Yes — RunRepeat confirmed removable insoles, which makes Blazers orthotic-compatible. This detail was missing from most reviews. If you use custom orthotics, you can swap from day one without modification.
Is the exposed foam tongue intentional?
Yes. It’s Nike’s deliberate reference to the bare-construction aesthetic of ’70s basketball shoes. Not a defect or delamination — it’s the same design that’s been on the shoe since the original.
What’s the realistic lifespan?
Daily wear: 6–12 months. Rotation (2–3 pairs alternating): 12–18 months per pair. Buy from authorized retailers to avoid the durability lottery associated with counterfeit units that show up in some marketplace listings.

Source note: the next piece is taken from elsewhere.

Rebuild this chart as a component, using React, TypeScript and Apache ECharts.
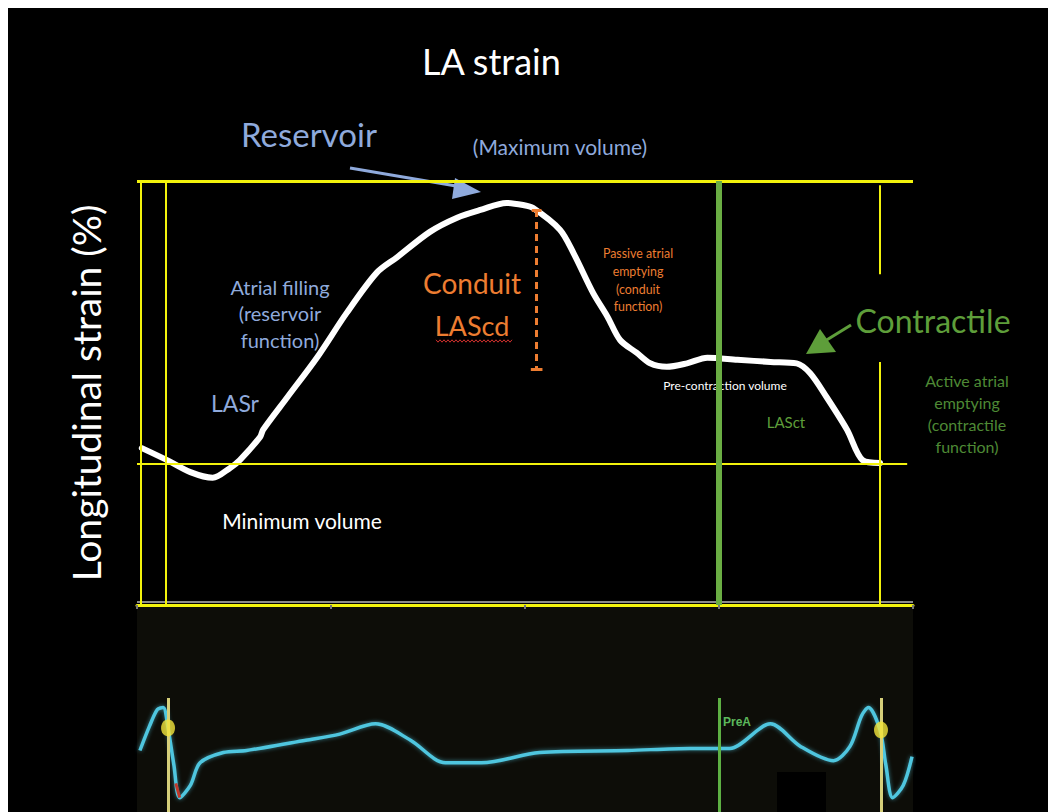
import React, { useEffect, useRef } from "react";
import * as echarts from "echarts";

// LA strain curve (time in ms, strain in %)
const strainTime = [5, 31, 55, 78, 96, 106, 127, 130, 155, 186, 216, 247, 268, 302, 330, 354, 381, 398, 408, 436, 450, 470, 485, 498, 515, 529, 546, 567, 588, 619, 653, 680, 694, 711, 732, 748, 766];
const strainValue = [2.2, 0.5, -1.2, -2.0, -0.6, 0.5, 3.8, 4.8, 9.4, 15.1, 21.3, 27.0, 29.2, 32.8, 34.8, 35.9, 36.9, 36.6, 36.2, 33.1, 29.8, 24.2, 20.8, 17.5, 15.7, 14.2, 13.7, 14.2, 15.0, 14.7, 14.4, 14.2, 12.8, 9.4, 4.8, 0.5, 0.1];

// ECG trace (time in ms, arbitrary amplitude)
const ecgTime = [3, 13, 21, 27, 32, 38, 44, 55, 65, 89, 113, 174, 209, 246, 282, 318, 355, 415, 506, 570, 596, 611, 653, 684, 718, 735, 747, 754, 766, 772, 779, 790, 799];
const ecgValue = [30, 42, 50, 51, 41, 23, 7, 13, 24, 29, 30, 35, 38, 43, 35, 24, 24, 29, 30, 31, 31, 31, 43, 32, 25, 32, 47, 51, 40, 23, 7, 13, 27];

// ECG markers (R-wave dots)
const ecgDotTime = [32, 767];
const ecgDotValue = [41, 40];

// time axis ticks
const timeTicks = [0, 200, 400, 600, 800];

// key markers
const frameStart = [4, 30];
const frameEnd = 766;
const preA = 600;
const conduitTime = 412;
const conduitTop = 35.9;
const conduitBottom = 13.4;

const YELLOW = "#F2F20C";
const BLUE = "#8FAADC";
const ORANGE = "#ED7D31";
const GREEN = "#5E9E3A";
const GREEN2 = "#4E8A35";
const FONT = "Lato";

export default function App() {
  const ref = useRef<HTMLDivElement>(null);
  useEffect(() => {
    if (!ref.current) return;
    const chart = echarts.init(ref.current, undefined, { renderer: "svg" });
    const strainData = strainTime.map((t, i) => [t, strainValue[i]]);
    const ecgData = ecgTime.map((t, i) => [t, ecgValue[i]]);
    const dotData = ecgDotTime.map((t, i) => [t, ecgDotValue[i]]);

    const vLine = (x: number, y1: number, y2: number, color: string, width: number, type: any = "solid") => [
      { coord: [x, y1], lineStyle: { color, width, type } },
      { coord: [x, y2] },
    ];
    const hLine = (y: number, x1: number, x2: number, color: string, width: number) => [
      { coord: [x1, y], lineStyle: { color, width, type: "solid" } },
      { coord: [x2, y] },
    ];

    // wavy underline (spell-check mark) under "LAScd"
    const wave: number[][] = [];
    for (let x = 436, k = 0; x <= 512; x += 2, k++) wave.push([x, 341 + (k % 2 === 0 ? -1.2 : 1.2)]);

    const txt = (text: string, x: number, y: number, color: string, size: number, align = "center", extra: any = {}) => ({
      type: "text",
      x,
      y,
      z: 1,
      style: { text, fill: color, font: `${size}px ${FONT}`, align, verticalAlign: "middle", ...extra },
    });

    chart.setOption({
      animation: false,
      backgroundColor: "#000",
      title: {
        text: "LA strain",
        left: 417,
        top: 38,
        textStyle: { color: "#fff", fontSize: 36, fontWeight: "normal", fontFamily: FONT },
      },
      grid: [
        { left: 137, right: 135, top: 181, height: 424 },
        { left: 137, right: 135, top: 607, height: 205, show: true, backgroundColor: "#0d0d08", borderWidth: 0 },
      ],
      xAxis: [
        {
          gridIndex: 0,
          type: "value",
          min: 0,
          max: 800,
          interval: 200,
          axisLine: { show: true, onZero: false, lineStyle: { color: YELLOW, width: 3 } },
          axisTick: { show: true, length: 4, lineStyle: { color: "#777", width: 2 } },
          axisLabel: { show: false },
          splitLine: { show: false },
        },
        { gridIndex: 1, type: "value", min: 0, max: 800, show: false },
      ],
      yAxis: [
        {
          gridIndex: 0,
          type: "value",
          min: -20,
          max: 40,
          name: "Longitudinal strain (%)",
          nameLocation: "middle",
          nameGap: 32,
          nameRotate: 90,
          nameTextStyle: { color: "#fff", fontSize: 39, fontFamily: FONT },
          axisLine: { show: false },
          axisTick: { show: false },
          axisLabel: { show: false },
          splitLine: { show: false },
        },
        { gridIndex: 1, type: "value", min: 0, max: 100, show: false },
      ],
      series: [
        {
          type: "line",
          xAxisIndex: 0,
          yAxisIndex: 0,
          data: [],
          z: 1,
          silent: true,
          markLine: {
            silent: true,
            symbol: ["none", "none"],
            label: { show: false },
            data: [
              hLine(40, 0, 800, YELLOW, 3),
              hLine(0, 0, 794, YELLOW, 2),
              hLine(-19.55, 0, 800, "#8a8a8a", 2),
              vLine(frameStart[0], 40, -20, YELLOW, 2),
              vLine(frameStart[1], 40, -20, YELLOW, 2),
              vLine(frameEnd, 39.4, 26.8, YELLOW, 2),
              vLine(frameEnd, 14.4, -20, YELLOW, 2),
              vLine(conduitTime, conduitTop, conduitBottom, ORANGE, 3, [7, 5]),
              hLine(conduitTop, conduitTime - 5, conduitTime + 5, ORANGE, 3),
              hLine(conduitBottom, conduitTime - 6, conduitTime + 6, ORANGE, 3),
            ],
          },
        },
        {
          type: "line",
          xAxisIndex: 0,
          yAxisIndex: 0,
          data: [],
          z: 4,
          silent: true,
          markLine: {
            silent: true,
            symbol: ["none", "none"],
            label: { show: false },
            data: [vLine(preA, 40, -20, "#6AAD43", 6)],
          },
        },
        {
          type: "line",
          xAxisIndex: 0,
          yAxisIndex: 0,
          data: strainData,
          smooth: 0.3,
          showSymbol: false,
          z: 3,
          lineStyle: { color: "#fff", width: 6, cap: "round", join: "round" },
        },
        {
          type: "line",
          xAxisIndex: 1,
          yAxisIndex: 1,
          data: [],
          z: 1,
          silent: true,
          markLine: {
            silent: true,
            symbol: ["none", "none"],
            label: { show: false },
            data: [
              vLine(ecgDotTime[0], 55.6, 0, "#D6CF7A", 3),
              vLine(preA, 55.6, 0, "#5DB043", 3),
              vLine(ecgDotTime[1], 55.6, 0, "#D6CF7A", 3),
            ],
          },
        },
        {
          type: "line",
          xAxisIndex: 1,
          yAxisIndex: 1,
          data: ecgData,
          smooth: 0.3,
          showSymbol: false,
          z: 3,
          lineStyle: { color: "#4FC6DF", width: 3.5, shadowColor: "rgba(79,198,223,0.6)", shadowBlur: 4 },
        },
        {
          type: "line",
          xAxisIndex: 1,
          yAxisIndex: 1,
          data: [[40, 14], [44, 7]],
          showSymbol: false,
          z: 4,
          lineStyle: { color: "#C0392B", width: 3 },
        },
        {
          type: "scatter",
          xAxisIndex: 1,
          yAxisIndex: 1,
          data: dotData,
          symbol: "circle",
          symbolSize: [14, 17],
          z: 5,
          itemStyle: { color: "#F3E43A" },
        },
      ],
      graphic: [
        { type: "rect", shape: { x: 0, y: 0, width: 1048, height: 8 }, style: { fill: "#fff" }, z: 0 },
        { type: "rect", shape: { x: 0, y: 0, width: 8, height: 812 }, style: { fill: "#fff" }, z: 0 },
        { type: "rect", shape: { x: 777, y: 772, width: 49, height: 40 }, style: { fill: "#000" }, z: 10 },
        txt("Reservoir", 309, 134, BLUE, 33),
        txt("(Maximum volume)", 560, 146, BLUE, 21),
        txt("Atrial filling", 280, 287, BLUE, 20),
        txt("(reservoir", 280, 313, BLUE, 20),
        txt("function)", 280, 340, BLUE, 20),
        txt("LASr", 235, 403, BLUE, 23),
        txt("Minimum volume", 302, 520, "#fff", 21),
        txt("Conduit", 472, 283, ORANGE, 28),
        txt("LAScd", 472, 325, ORANGE, 27),
        { type: "polyline", shape: { points: wave }, style: { stroke: "#D0312D", lineWidth: 1, fill: null }, z: 1 },
        txt("Passive atrial", 638, 253, ORANGE, 12.4),
        txt("emptying", 638, 271, ORANGE, 12.4),
        txt("(conduit", 638, 289, ORANGE, 12.4),
        txt("function)", 638, 306, ORANGE, 12.4),
        txt("Pre-contraction volume", 725, 385, "#fff", 12),
        txt("LASct", 786, 422, GREEN, 15),
        txt("Contractile", 933, 320, GREEN, 32),
        txt("Active atrial", 967, 380, GREEN2, 16),
        txt("emptying", 967, 402, GREEN2, 16),
        txt("(contractile", 967, 424, GREEN2, 16),
        txt("function)", 967, 446, GREEN2, 16),
        txt("PreA", 723, 722, "#5CB85C", 15, "left", { fontWeight: "bold" }),
        { type: "line", shape: { x1: 350, y1: 168, x2: 462, y2: 187 }, style: { stroke: BLUE, lineWidth: 3 }, z: 5 },
        { type: "polygon", shape: { points: [[455, 178], [481, 192], [452, 199]] }, style: { fill: BLUE }, z: 5 },
        { type: "line", shape: { x1: 851, y1: 325, x2: 825, y2: 341 }, style: { stroke: GREEN, lineWidth: 3 }, z: 5 },
        { type: "polygon", shape: { points: [[820, 329], [836, 352], [806, 354]] }, style: { fill: GREEN }, z: 5 },
      ],
    });
    return () => chart.dispose();
  }, []);
  return <div ref={ref} style={{ position: "absolute", left: 0, top: 0, width: 1048, height: 812 }} />;
}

Can I wear these to the gym?
For strength training and floor-based exercises, genuinely yes — the flat platform is a stability advantage for squats, deadlifts, and lateral movements. For running or high-impact cardio, no. The vintage foam isn’t engineered for repetitive impact loading. Consider the Nike Metcon 9 if you want one shoe for both categories.
How do you keep the leather looking good?
Light dirt: damp cloth, done. Deeper cleaning: leather cleaner and conditioner. For long-term protection, a leather water-repellent spray helps with wet conditions. Sneaker wipes work well for on-the-go maintenance. One advantage of the leather upper vs. canvas alternatives is that it resists staining and cleans up more thoroughly than mesh.